The split between office workers only in the office half the week, and hospitality staff in every day has created a cultural divide down the middle of London, writes Claire Campbell
If a drone flew over the City right now, it would capture a mixed picture. Some bustling offices, some at least partly empty. Fly over the coffee shops, building sites and nearest schools – these will be packed.
While 41 per cent of people in managerial and professional occupations gained flexible working options in the pandemic, just 8 per cent of people in more frontline occupations did the same. The people selling your suits, serving you that morning coffee, looking after your children so you can go to work. And that’s just the way it has to be – flex for those in office jobs, no flex for everyone else. Right?
Wrong. 8 million people work in everyday frontline jobs, that require them being at a specific location. They are our care workers, delivery drivers, nurses, bin collectors. The people who keep Britain running. There has been no flexible working revolution for them – and – no surprises – they are all roles from which more and more people resign every day.

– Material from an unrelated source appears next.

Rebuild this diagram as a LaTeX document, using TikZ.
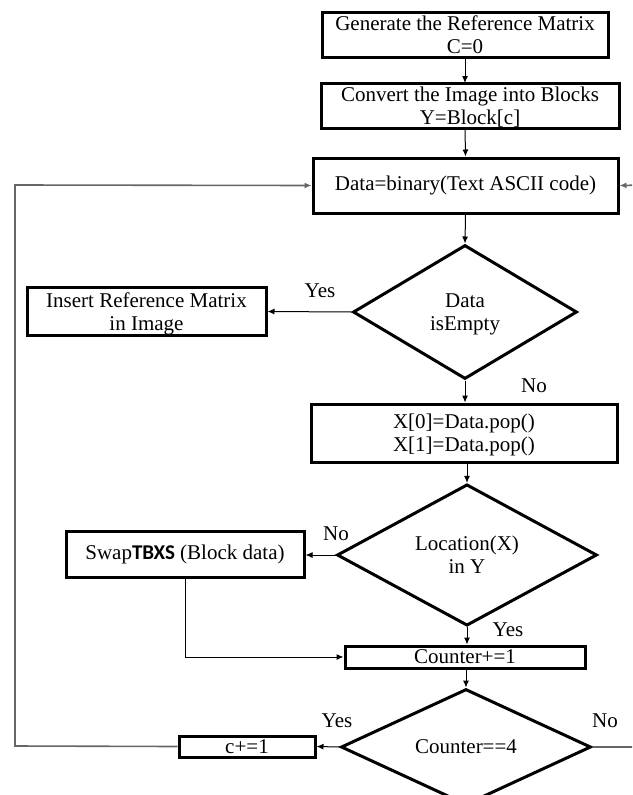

We have to find a way to make these roles more manageable – unless we want to face catastrophic people shortages in key sectors. Where you cannot offer remote working, you can usually offer greater autonomy and input into the schedule, and plenty of notice, and this is exactly what people want. To be able to plan childcare. To be able to attend a weekly exercise class. To make that doctor’s appointment. The basic human right, to plan your life to some degree.
Making this work is challenging operationally. Many frontline roles are governed by intricate shift-based systems and rosters, that were designed on the basis of the individual fitting into the system, no questions asked. But what if there was a better way? Even in highly scheduled roles, in large workforces, it is usually possible to build in a degree of personal input into the schedule – to be able to influence or express a level of preference.
Advance notice of the schedule means people can arrange things like patterns of care more easily, and can avoid paying extortionate fees last minute minute for things like babysitting and transport. It also means you can offer someone an easier and more predictable life.
It is good to see that the government agrees with at least part of this.
The Workers (Predictable Terms and Conditions) Bill has recently attained Royal Assent. Meaning that shift workers now have the right to ask for regular hours and pay, which will particularly benefit those on zero hours contracts.
But I would like to see employers ensure all shift-based employees benefit too. Not just because it is the right thing to do (and it is) – but because it pays off in terms of the bottom line.
I have worked on pilots which have tested greater input into shifts in construction, retail, and nursing, with instant results on staff’s wellbeing. In construction alone, in a pilot backed by Build UK (the sector’s industry body) wellbeing rates rose from 48 per cent to 84 per cent by the end of a 1 year long trial in 2021. All the firms that took part – Skanska, BAM and Wilmott Dixon – retained the flexible working practices we instigated.
We need to look at how we can support staff’s work-life preferences on a mass scale, just as is now possible for people in office jobs. Many people cited greater staff retention in firms with flexible working practices, we need to retain the waiters, the nurses and the retail workers as much as we do the bankers and lawyers.